One unfortunate aspect of the new e-discovery rules has been a tremendous cost due to the need to review ESI, particularly emails, to make sure that privileged information is not given to the other side. Mass tort defendants, in particular, must often sift through a mountain of documents to ensure that privileged material is not inadvertently released. While most documents produced during discovery have little value, attorneys must still conduct exhaustive reviews to prevent disclosures of the needle in a haystack that reveals confidential information.

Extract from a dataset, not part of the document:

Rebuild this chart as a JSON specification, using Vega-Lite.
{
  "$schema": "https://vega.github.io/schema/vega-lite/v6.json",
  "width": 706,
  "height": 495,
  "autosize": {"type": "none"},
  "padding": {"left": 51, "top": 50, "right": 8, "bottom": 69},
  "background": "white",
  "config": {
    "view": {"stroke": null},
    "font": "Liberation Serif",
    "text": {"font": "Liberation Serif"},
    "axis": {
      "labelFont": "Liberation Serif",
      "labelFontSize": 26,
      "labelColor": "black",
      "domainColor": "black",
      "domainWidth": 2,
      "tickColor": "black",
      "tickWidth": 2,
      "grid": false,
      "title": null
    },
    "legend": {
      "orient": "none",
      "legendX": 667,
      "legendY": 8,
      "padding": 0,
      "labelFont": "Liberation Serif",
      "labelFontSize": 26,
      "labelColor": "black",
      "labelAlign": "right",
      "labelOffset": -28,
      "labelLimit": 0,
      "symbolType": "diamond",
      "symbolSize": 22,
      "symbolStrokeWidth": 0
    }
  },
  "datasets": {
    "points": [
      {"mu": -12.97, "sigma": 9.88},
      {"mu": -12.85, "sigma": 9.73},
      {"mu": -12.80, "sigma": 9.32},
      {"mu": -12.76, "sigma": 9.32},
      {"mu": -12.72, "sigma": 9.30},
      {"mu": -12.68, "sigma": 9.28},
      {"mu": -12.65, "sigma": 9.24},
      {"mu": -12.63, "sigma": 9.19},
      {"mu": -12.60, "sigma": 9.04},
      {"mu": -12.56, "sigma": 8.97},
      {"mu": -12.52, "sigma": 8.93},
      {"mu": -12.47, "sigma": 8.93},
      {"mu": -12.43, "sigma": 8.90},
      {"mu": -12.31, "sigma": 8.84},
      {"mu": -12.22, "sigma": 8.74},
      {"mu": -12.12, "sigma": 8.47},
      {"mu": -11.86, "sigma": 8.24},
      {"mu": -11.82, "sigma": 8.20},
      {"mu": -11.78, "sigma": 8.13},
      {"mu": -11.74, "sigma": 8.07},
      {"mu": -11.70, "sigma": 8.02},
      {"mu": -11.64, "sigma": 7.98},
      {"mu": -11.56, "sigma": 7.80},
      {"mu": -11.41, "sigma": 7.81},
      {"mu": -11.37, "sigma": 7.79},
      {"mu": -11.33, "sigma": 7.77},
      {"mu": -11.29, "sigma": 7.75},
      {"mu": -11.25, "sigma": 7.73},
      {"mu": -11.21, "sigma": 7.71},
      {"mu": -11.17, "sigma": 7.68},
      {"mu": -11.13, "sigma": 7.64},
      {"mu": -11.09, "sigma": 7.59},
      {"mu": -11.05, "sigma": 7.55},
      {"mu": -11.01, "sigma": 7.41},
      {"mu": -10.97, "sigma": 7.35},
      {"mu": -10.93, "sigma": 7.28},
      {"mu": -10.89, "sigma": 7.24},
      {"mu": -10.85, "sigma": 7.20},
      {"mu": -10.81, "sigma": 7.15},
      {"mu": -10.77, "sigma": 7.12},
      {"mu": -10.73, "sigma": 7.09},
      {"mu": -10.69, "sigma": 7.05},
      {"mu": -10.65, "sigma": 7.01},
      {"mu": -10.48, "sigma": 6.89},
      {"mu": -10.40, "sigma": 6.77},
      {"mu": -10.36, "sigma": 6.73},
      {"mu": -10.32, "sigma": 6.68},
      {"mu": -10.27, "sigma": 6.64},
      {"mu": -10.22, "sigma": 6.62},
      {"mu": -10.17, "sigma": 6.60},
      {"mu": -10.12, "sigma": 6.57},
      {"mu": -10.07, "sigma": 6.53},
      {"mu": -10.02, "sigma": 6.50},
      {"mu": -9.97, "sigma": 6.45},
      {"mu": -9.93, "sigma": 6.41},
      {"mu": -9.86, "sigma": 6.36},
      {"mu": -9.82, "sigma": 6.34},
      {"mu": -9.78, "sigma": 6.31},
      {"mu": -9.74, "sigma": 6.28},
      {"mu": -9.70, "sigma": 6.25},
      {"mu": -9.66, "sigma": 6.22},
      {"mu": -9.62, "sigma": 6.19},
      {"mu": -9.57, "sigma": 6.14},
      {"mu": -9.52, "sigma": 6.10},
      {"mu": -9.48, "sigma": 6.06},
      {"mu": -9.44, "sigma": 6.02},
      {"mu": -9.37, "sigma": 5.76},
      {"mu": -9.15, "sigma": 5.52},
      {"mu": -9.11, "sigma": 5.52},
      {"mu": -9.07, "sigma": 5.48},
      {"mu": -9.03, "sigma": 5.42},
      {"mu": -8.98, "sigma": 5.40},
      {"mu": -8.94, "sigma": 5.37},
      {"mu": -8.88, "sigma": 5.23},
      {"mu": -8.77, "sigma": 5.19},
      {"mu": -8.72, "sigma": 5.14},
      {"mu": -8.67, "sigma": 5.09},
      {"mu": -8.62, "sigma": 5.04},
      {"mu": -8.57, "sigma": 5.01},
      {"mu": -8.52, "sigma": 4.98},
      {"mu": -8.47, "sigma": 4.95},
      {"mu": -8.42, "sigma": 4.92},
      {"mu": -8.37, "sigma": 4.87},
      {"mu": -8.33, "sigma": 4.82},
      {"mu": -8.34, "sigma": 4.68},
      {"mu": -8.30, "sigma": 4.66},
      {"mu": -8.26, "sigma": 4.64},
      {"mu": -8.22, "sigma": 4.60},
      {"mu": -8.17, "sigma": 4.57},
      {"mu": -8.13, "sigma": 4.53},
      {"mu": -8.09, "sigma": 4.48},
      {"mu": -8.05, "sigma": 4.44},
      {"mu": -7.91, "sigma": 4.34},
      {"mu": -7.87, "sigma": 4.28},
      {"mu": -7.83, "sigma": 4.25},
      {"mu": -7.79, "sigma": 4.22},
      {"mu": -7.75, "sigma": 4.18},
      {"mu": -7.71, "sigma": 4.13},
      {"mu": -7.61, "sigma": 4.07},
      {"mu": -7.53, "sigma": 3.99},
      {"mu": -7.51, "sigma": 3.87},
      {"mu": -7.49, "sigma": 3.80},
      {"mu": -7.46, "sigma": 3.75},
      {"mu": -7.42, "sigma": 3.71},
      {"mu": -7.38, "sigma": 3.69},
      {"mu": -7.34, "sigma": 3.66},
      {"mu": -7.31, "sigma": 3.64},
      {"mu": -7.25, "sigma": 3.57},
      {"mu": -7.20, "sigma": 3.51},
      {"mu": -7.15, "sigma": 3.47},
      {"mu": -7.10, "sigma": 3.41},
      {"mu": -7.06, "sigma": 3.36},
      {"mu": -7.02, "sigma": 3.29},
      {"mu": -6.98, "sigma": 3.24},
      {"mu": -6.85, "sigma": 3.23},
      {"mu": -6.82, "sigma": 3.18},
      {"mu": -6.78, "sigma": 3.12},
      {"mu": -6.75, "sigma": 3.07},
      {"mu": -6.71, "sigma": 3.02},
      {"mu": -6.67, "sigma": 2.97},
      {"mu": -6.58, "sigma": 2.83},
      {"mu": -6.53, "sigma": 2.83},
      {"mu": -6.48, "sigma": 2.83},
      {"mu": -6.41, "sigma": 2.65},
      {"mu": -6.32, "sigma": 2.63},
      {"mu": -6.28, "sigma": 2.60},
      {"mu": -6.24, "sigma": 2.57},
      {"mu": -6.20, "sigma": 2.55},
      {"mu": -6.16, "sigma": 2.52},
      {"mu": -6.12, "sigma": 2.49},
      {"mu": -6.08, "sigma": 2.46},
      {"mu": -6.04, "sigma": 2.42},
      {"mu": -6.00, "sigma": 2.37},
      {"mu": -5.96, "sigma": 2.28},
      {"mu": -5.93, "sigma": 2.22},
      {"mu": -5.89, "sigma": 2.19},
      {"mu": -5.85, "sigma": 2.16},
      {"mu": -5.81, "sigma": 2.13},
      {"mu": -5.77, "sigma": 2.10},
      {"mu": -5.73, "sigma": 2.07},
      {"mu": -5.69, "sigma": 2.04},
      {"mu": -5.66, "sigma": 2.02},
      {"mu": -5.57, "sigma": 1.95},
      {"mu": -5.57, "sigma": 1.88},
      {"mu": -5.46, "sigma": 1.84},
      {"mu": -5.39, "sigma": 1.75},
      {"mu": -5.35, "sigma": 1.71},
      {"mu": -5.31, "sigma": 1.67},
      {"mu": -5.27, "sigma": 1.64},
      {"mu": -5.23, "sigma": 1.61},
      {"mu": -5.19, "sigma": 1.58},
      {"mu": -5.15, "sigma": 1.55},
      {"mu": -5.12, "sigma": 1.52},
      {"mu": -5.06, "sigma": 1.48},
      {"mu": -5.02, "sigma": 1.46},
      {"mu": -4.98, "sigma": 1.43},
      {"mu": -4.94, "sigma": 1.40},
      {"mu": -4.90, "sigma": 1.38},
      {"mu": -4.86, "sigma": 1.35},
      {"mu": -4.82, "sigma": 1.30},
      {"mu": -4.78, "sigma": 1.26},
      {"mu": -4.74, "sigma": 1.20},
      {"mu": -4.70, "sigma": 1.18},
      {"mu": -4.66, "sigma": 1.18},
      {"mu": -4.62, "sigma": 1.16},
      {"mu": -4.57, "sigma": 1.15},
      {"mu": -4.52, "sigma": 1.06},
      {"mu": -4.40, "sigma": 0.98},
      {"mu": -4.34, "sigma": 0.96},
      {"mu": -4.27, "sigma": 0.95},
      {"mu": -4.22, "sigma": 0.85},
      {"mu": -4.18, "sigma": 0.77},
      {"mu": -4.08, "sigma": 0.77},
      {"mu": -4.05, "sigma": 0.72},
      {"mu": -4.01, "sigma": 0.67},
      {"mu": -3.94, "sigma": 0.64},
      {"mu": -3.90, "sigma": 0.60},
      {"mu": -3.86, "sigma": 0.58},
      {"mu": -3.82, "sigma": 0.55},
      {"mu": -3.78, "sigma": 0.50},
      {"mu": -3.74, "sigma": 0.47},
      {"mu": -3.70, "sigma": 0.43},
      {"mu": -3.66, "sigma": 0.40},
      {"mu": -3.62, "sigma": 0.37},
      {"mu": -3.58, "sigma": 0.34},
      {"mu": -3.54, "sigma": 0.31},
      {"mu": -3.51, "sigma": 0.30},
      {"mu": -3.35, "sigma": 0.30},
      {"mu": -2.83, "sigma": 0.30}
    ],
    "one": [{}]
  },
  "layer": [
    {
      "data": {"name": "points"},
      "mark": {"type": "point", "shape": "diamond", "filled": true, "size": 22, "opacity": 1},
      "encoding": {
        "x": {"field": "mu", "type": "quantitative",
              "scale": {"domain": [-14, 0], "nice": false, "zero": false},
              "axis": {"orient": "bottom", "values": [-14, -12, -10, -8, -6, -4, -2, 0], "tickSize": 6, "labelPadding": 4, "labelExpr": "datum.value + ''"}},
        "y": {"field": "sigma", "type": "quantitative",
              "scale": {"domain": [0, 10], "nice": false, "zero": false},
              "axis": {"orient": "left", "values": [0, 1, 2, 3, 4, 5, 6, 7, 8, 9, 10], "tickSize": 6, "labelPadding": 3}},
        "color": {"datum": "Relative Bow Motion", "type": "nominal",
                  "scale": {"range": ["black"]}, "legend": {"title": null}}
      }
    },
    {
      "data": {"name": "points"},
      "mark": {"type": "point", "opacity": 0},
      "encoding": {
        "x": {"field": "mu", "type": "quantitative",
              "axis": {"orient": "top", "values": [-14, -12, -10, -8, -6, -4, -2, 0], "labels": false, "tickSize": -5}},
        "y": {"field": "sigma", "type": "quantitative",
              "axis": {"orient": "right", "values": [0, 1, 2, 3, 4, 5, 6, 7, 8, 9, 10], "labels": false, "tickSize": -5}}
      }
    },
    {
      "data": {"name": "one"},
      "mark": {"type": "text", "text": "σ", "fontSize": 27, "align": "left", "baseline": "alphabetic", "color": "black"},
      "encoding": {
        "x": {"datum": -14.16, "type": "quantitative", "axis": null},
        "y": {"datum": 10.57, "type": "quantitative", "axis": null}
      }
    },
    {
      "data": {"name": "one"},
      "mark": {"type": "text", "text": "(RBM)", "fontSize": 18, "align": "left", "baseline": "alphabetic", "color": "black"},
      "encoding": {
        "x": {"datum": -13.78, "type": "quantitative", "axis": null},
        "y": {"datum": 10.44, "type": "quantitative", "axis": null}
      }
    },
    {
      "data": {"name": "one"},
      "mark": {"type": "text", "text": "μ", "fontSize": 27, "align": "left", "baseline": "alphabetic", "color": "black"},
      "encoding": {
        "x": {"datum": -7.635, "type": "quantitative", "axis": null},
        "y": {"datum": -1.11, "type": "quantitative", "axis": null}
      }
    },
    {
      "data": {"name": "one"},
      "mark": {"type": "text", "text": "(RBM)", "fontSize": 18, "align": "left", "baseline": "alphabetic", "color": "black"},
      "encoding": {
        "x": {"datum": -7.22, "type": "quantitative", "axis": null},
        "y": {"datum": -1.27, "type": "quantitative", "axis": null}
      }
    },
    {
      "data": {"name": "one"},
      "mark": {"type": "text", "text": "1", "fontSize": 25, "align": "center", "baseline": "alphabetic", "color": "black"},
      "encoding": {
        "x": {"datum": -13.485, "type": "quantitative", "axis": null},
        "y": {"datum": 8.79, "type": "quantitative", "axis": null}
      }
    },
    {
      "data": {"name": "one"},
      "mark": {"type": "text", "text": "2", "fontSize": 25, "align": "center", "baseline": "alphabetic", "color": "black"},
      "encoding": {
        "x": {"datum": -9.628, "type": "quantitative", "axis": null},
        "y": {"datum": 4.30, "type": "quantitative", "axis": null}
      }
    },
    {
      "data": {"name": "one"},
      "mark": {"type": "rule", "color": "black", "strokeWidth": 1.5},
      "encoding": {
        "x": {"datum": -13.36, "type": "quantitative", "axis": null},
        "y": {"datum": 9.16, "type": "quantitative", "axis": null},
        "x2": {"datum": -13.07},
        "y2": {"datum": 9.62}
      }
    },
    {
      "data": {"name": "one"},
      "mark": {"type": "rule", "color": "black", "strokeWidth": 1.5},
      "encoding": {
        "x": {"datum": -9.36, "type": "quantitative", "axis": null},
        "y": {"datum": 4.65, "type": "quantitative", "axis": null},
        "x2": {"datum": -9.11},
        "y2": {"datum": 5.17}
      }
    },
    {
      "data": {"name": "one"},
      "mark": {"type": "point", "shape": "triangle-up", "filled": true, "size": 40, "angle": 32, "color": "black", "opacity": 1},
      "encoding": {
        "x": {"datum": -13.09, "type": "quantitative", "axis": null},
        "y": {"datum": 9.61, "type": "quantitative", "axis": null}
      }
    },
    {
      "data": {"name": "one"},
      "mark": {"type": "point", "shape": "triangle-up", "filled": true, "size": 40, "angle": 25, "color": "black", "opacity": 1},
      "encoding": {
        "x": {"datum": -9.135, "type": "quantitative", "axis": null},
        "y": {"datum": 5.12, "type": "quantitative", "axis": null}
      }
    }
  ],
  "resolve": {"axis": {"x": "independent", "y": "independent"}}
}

The cost to litigants is staggering and the time consumed by courts to supervise these activities can get excessive.

The bill impacts this problem not by changing the law on the attorney-client privilege or the work product doctrine, but by modifying the consequences of an inadvertent disclosure once a privilege exists, through creation of new Federal Rule of Evidence 502. The federal rules committees studied this problem in connection with various proposals to change the discovery rules. The rules committee concluded that the need for exhaustive preproduction privilege reviews could be significantly reduced if the risks of waiver were clarified and limited, and thus recommended the bill’s changes.

The bill provides that, in new Rule 502(a), when a disclosure is made in a federal proceeding (or to a federal office or agency), and that disclosure waives the attorney-client privilege or work-product protection, the waiver extends to an undisclosed communication or information only if: (1) the waiver is intentional; (2) the disclosed and undisclosed communications or information concern the same subject matter; and (3) they ought in fairness to be considered together. When the disclosure is made in a federal proceeding (or to a federal office or agency), under new Rule 502(b), it does not operate as a waiver in a federal or state proceeding if: (1) the disclosure is inadvertent; (2) the holder of the privilege or protection took reasonable steps to prevent disclosure; and (3) the holder promptly took reasonable steps to rectify the error. 

Maybe a small step in the right direction.